What happened: A global consortium of nearly 1,000 researchers has published "Humanity's Last Exam" (HLE) — a 2,500-question benchmark spanning mathematics, natural sciences, humanities, and ancient languages — designed to test the outer limits of current AI capability. The paper was published in Nature.

Why it matters: Every question was pre-tested against leading AI models; any question a model could answer was removed. Early scores ranged from 2.7% (GPT-4o) to just 8% (OpenAI o1). More recent frontier models, including Gemini and Claude, have since climbed to around 40–50% accuracy.

Wider context: The benchmark was created because existing AI evaluations — including the widely used MMLU — have effectively been saturated by modern models, making meaningful capability measurement difficult. Without reliable benchmarks, policymakers and developers risk misreading what AI systems can actually do.

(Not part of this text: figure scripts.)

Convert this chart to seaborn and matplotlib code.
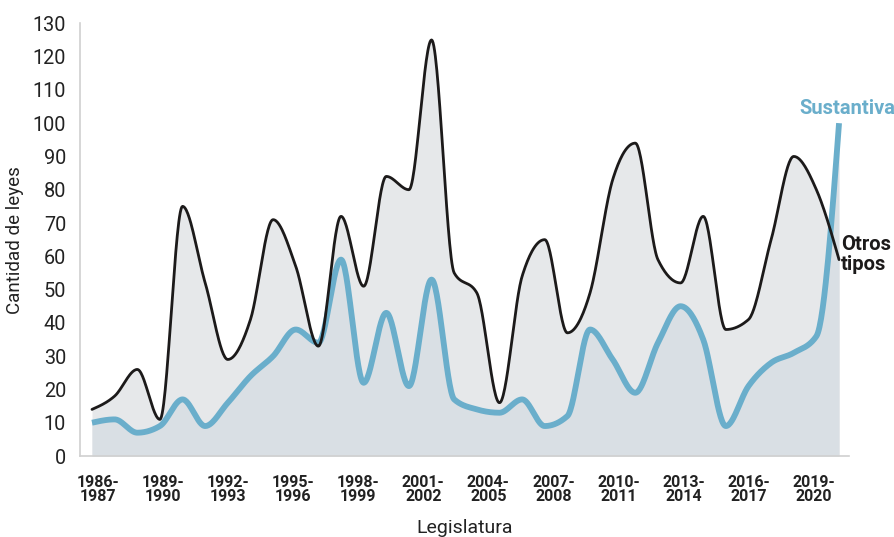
import numpy as np
import pandas as pd
import matplotlib
matplotlib.use("Agg")
import matplotlib.pyplot as plt
import seaborn as sns

# ---- data ----
legislaturas = [f"{y}-{y+1}" for y in range(1986, 2020)]
otros_tipos = [14, 18, 26, 11, 75, 52, 29, 41, 71, 57, 33, 72, 51, 84, 80, 125, 55, 49,
               16, 54, 65, 37, 49, 83, 94, 59, 52, 72, 38, 41, 65, 90, 80, 59]
sustantiva = [10, 11, 7, 9, 17, 9, 16, 24, 30, 38, 34, 59, 22, 43, 21, 53, 17, 14,
              13, 17, 9, 12, 38, 29, 19, 34, 45, 35, 9, 21, 28, 31, 36, 100]
tick_years = list(range(1986, 2020, 3))
tick_labels = [f"{y}-\n{y+1}" for y in tick_years]


def monotone(x, y, n=30):
    x = np.asarray(x, float); y = np.asarray(y, float)
    h = np.diff(x); s = np.diff(y) / h
    m = np.zeros_like(y)
    for i in range(1, len(y) - 1):
        p = (s[i-1] * h[i] + s[i] * h[i-1]) / (h[i-1] + h[i])
        m[i] = (np.sign(s[i-1]) + np.sign(s[i])) * min(abs(s[i-1]), abs(s[i]), 0.5 * abs(p))
    m[0] = (3 * s[0] - m[1]) / 2
    m[-1] = (3 * s[-1] - m[-2]) / 2
    xs, ys = [], []
    for i in range(len(y) - 1):
        t = np.linspace(0, 1, n, endpoint=(i == len(y) - 2))
        h00 = 2*t**3 - 3*t**2 + 1; h10 = t**3 - 2*t**2 + t
        h01 = -2*t**3 + 3*t**2; h11 = t**3 - t**2
        xs.append(x[i] + t * h[i])
        ys.append(h00*y[i] + h10*h[i]*m[i] + h01*y[i+1] + h11*h[i]*m[i+1])
    return np.concatenate(xs), np.concatenate(ys)


idx = np.arange(len(legislaturas))
xo, yo = monotone(idx, otros_tipos)
xs_, ys_ = monotone(idx, sustantiva)
df = pd.DataFrame({"x": np.concatenate([xo, xs_]),
                   "y": np.concatenate([yo, ys_]),
                   "serie": ["Otros tipos"] * len(xo) + ["Sustantiva"] * len(xs_)})

sns.set_style("white")
plt.rcParams["font.family"] = ["Roboto", "DejaVu Sans"]

fig = plt.figure(figsize=(8.94, 5.37), dpi=100)
ax = fig.add_axes([80/894, 81/537, (849-80)/894, (456-23.3)/537])

ax.fill_between(xo, 0, yo, color="#e6e8ea", lw=0, zorder=1)
ax.fill_between(xs_, 0, ys_, color="#d9dfe4", lw=0, zorder=2)
sns.lineplot(data=df[df.serie == "Otros tipos"], x="x", y="y", color="#1c1a1a",
             lw=2.0, ax=ax, zorder=4, sort=False, estimator=None)
sns.lineplot(data=df[df.serie == "Sustantiva"], x="x", y="y", color="#6aaecb",
             lw=4.2, ax=ax, zorder=3, sort=False, estimator=None,
             solid_capstyle="butt")

ax.set_xlim(-0.53, 33.44)
ax.set_ylim(0, 130)
ax.set_yticks(range(0, 131, 10))
ax.tick_params(axis="y", length=7, width=1, color="#cfcfcf", labelsize=14.3,
               labelcolor="#222222", pad=3)
label_pos = [0.25 + 2.877 * i for i in range(len(tick_labels))]
ax.set_xticks(label_pos)
ax.set_xticklabels(tick_labels, fontweight="bold", fontsize=11.5, linespacing=0.85)
ax.set_xticks(idx, minor=True)
ax.tick_params(axis="x", which="major", length=0, pad=14, labelcolor="#222222")
ax.tick_params(axis="x", which="minor", length=6, width=1, color="#cfcfcf")

for side in ["top", "right"]:
    ax.spines[side].set_visible(False)
for side in ["left", "bottom"]:
    ax.spines[side].set_color("#d0d0d0")
    ax.spines[side].set_linewidth(1.2)

ax.set_xlabel("Legislatura", fontsize=14, color="#222222", labelpad=11)
ax.set_ylabel("Cantidad de leyes", fontsize=13.5, color="#222222", labelpad=6)

ax.text(33.35, 104.5, "Sustantiva", color="#6aaecb", fontsize=14.5, fontweight="bold",
        ha="center", va="center", clip_on=False)
ax.text(33.1, 60.5, "Otros\ntipos", color="#1c1a1a", fontsize=14.5, fontweight="bold",
        ha="left", va="center", linespacing=1.05, clip_on=False)

fig.savefig("out.png", dpi=100)
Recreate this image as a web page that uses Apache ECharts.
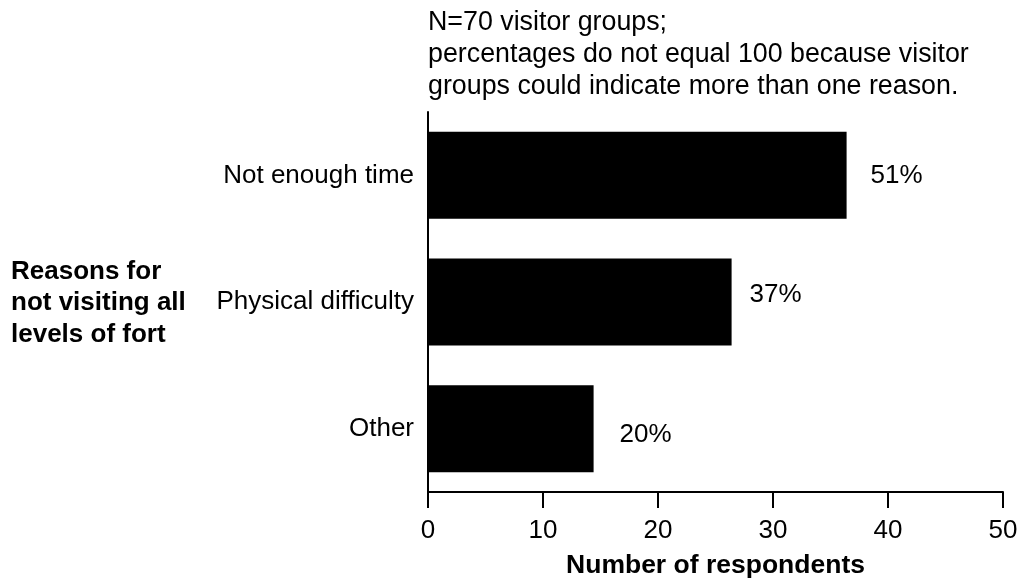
<!DOCTYPE html>
<html>
<head>
<meta charset="utf-8">
<script src="https://cdn.jsdelivr.net/npm/echarts@6/dist/echarts.min.js"></script>
<style>
html,body{margin:0;padding:0;background:#fff;}
#chart{width:1023px;height:584px;}
</style>
</head>
<body>
<div id="chart"></div>
<script>
const categories = ['Not enough time', 'Physical difficulty', 'Other'];
const respondents = [36.4, 26.4, 14.4];
const percentLabels = ['51%', '37%', '20%'];
const xTicks = [0, 10, 20, 30, 40, 50];
const noteText = 'N=70 visitor groups;\npercentages do not equal 100 because visitor\ngroups could indicate more than one reason.';
const yTitle = 'Reasons for\nnot visiting all\nlevels of fort';
const xTitle = 'Number of respondents';

const FONT = '"Liberation Sans", Arial, sans-serif';
const labelShifts = [[2, 0], [-4, -7], [4, 6]];

const chart = echarts.init(document.getElementById('chart'));
chart.setOption({
  backgroundColor: '#fff',
  animation: false,
  textStyle: { fontFamily: FONT, color: '#000' },
  title: [
    { text: noteText, left: 423, top: 2,
      textStyle: { fontFamily: FONT, fontSize: 26.8, fontWeight: 'normal', color: '#000', lineHeight: 32 } },
    { text: yTitle, left: 6, top: 251,
      textStyle: { fontFamily: FONT, fontSize: 26, fontWeight: 'bold', color: '#000', lineHeight: 31.5 } }
  ],
  grid: { left: 428, right: 20, top: 112, bottom: 89, containLabel: false },
  xAxis: {
    type: 'value', min: xTicks[0], max: xTicks[xTicks.length - 1], interval: 10,
    name: xTitle, nameLocation: 'middle', nameGap: 60,
    nameTextStyle: { fontFamily: FONT, fontSize: 26.5, fontWeight: 'bold', color: '#000' },
    axisLine: { show: true, lineStyle: { color: '#000', width: 2 } },
    axisTick: { show: true, length: 16, lineStyle: { color: '#000', width: 2 } },
    axisLabel: { margin: 26, fontSize: 26, color: '#000', fontFamily: FONT },
    splitLine: { show: false }
  },
  yAxis: {
    type: 'category', data: categories, inverse: true,
    axisLine: { show: true, lineStyle: { color: '#000', width: 2 } },
    axisTick: { show: false },
    axisLabel: { margin: 14, fontSize: 26, color: '#000', fontFamily: FONT },
    splitLine: { show: false }
  },
  series: [{
    type: 'bar',
    barWidth: 87,
    itemStyle: { color: '#000' },
    data: respondents.map((v, i) => ({
      value: v,
      label: {
        show: true, position: 'right', distance: 22,
        offset: labelShifts[i],
        formatter: percentLabels[i],
        fontSize: 26, color: '#000', fontFamily: FONT
      }
    }))
  }]
});
</script>
</body>
</html>
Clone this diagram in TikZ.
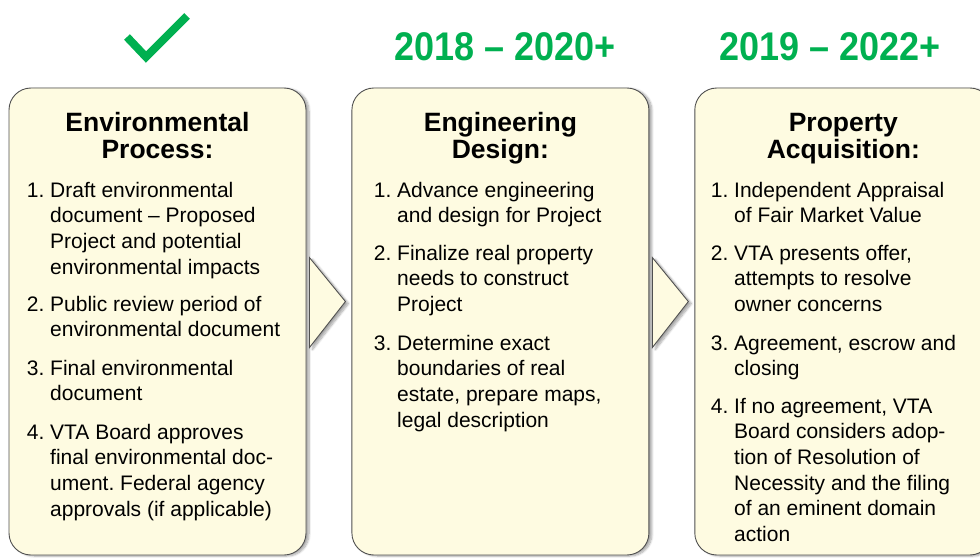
\documentclass[tikz,border=0pt]{standalone}
\usepackage{fontspec}
\setmainfont{Liberation Sans}
\newfontfamily\yearfont[FakeStretch=0.9]{Liberation Sans}
\usetikzlibrary{positioning,shadows.blur}
\definecolor{cream}{RGB}{254,251,225}
\definecolor{frame}{RGB}{80,80,80}
\definecolor{okgreen}{RGB}{0,176,80}
\frenchspacing

\begin{document}
\begin{tikzpicture}[x=1pt,y=-1pt,
    stage/.style={draw=frame,line width=0.9pt,fill=cream,rounded corners=22pt,
        minimum width=297pt,minimum height=467pt,inner sep=0pt,
        blur shadow={shadow xshift=3pt,shadow yshift=-1pt,shadow opacity=35,shadow blur steps=8}},
    tri/.style={draw=frame,line width=0.9pt,fill=cream,line join=miter,
        blur shadow={shadow xshift=3pt,shadow yshift=-2pt,shadow opacity=35,shadow blur steps=8}},
    head/.style={anchor=base,align=center,inner sep=0pt,font=\fontsize{26.5}{27}\selectfont\bfseries},
    item/.style={anchor=base west,align=left,inner sep=0pt,font=\fontsize{21}{25.7}\selectfont},
    year/.style={anchor=base,inner sep=0pt,text=okgreen,font=\yearfont\bfseries\fontsize{40}{40}\selectfont},
    check/.style={draw=okgreen,line width=8pt,miter limit=4}]
    \useasboundingbox (0,0) rectangle (980,559);

    \node[stage] (env) at (157.5,321.5) {};
    \node[stage] (eng) [right=45pt of env] {};
    \node[stage] (prop) [right=45pt of eng] {};

    \path[tri] (env.north east) ++(3,170) -- ++(36,44) -- ++(-36,46) -- cycle;
    \path[tri] (eng.north east) ++(3,170) -- ++(36,44) -- ++(-36,46) -- cycle;

    \draw[check] (127,37) -- (146,57) -- (187,16);
    \node[year] (engyear) at (505,61) {2018 – 2020+};
    \node[year] (propyear) at (830,61) {2019 – 2022+};

    % base of a node = baseline of its last line
    \node[head] (envhead) at (env.north |- 0,159) {Environmental\\Process:};
    \node[head] (enghead) at (eng.north |- 0,159) {Engineering\\Design:};
    \node[head] (prophead) at (prop.north |- 0,159) {Property\\Acquisition:};

    \node[item] (env1) at (50,274.1) {\llap{1.~}Draft environmental\\document – Proposed\\Project and potential\\environmental impacts};
    \node[item] (env2) at (50,336.7) {\llap{2.~}Public review period of\\environmental document};
    \node[item] (env3) at (50,400.7) {\llap{3.~}Final environmental\\document};
    \node[item] (env4) at (50,516.1) {\llap{4.~}VTA Board approves\\final environmental doc-\\ument. Federal agency\\approvals (if applicable)};

    \node[item] (eng1) at (397,222.7) {\llap{1.~}Advance engineering\\and design for Project};
    \node[item] (eng2) at (397,311.4) {\llap{2.~}Finalize real property\\needs to construct\\Project};
    \node[item] (eng3) at (397,427.1) {\llap{3.~}Determine exact\\boundaries of real\\estate, prepare maps,\\legal description};

    \node[item] (prop1) at (734,222.7) {\llap{1.~}Independent Appraisal\\of Fair Market Value};
    \node[item] (prop2) at (734,311.4) {\llap{2.~}VTA presents offer,\\attempts to resolve\\owner concerns};
    \node[item] (prop3) at (734,375.7) {\llap{3.~}Agreement, escrow and\\closing};
    \node[item] (prop4) at (734,541.5) {\llap{4.~}If no agreement, VTA\\Board considers adop-\\tion of Resolution of\\Necessity and the filing\\of an eminent domain\\action};
\end{tikzpicture}
\end{document}
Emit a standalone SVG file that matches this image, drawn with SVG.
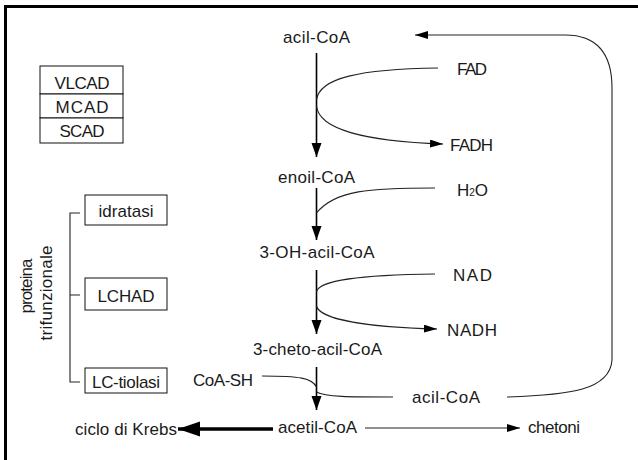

Background: HLE was conceived by Dan Hendrycks, director of the Center for AI Safety, after a conversation with Elon Musk about the inadequacy of existing benchmarks. Questions were crowdsourced from subject matter experts worldwide, with a $500,000 prize pool incentivising top contributions. A private question set is maintained to prevent models from memorising answers.

Don’t Panic Yet: Humanity’s Last Exam Has Begun — SciTechDaily

Singularity Soup Take: The jump from under 10% to roughly 45% in under a year is the real story — HLE was designed as a long-term yardstick, but it's being compressed far faster than its creators anticipated, which raises the obvious question of what comes after.

Key Takeaways:

Designed to defeat AI: Every HLE question was pre-screened by leading models — only questions that defeated current AI made the cut, making it the most rigorous expert-level capability benchmark yet published.
Models closing the gap fast: Top scores have risen from under 10% to approximately 40–50% for frontier models, raising questions about how long the benchmark will remain a meaningful upper bound.
Scale of collaboration: Nearly 1,000 researchers from across disciplines contributed, with one Texas A&M professor alone authoring 73 questions — the second-highest contribution — covering mathematics and computer science.
Data quality concerns: An independent 2025 investigation by FutureHouse suggested around 30% of chemistry and biology answers may be incorrect; the benchmark team partially confirmed the findings and is pursuing a revision process.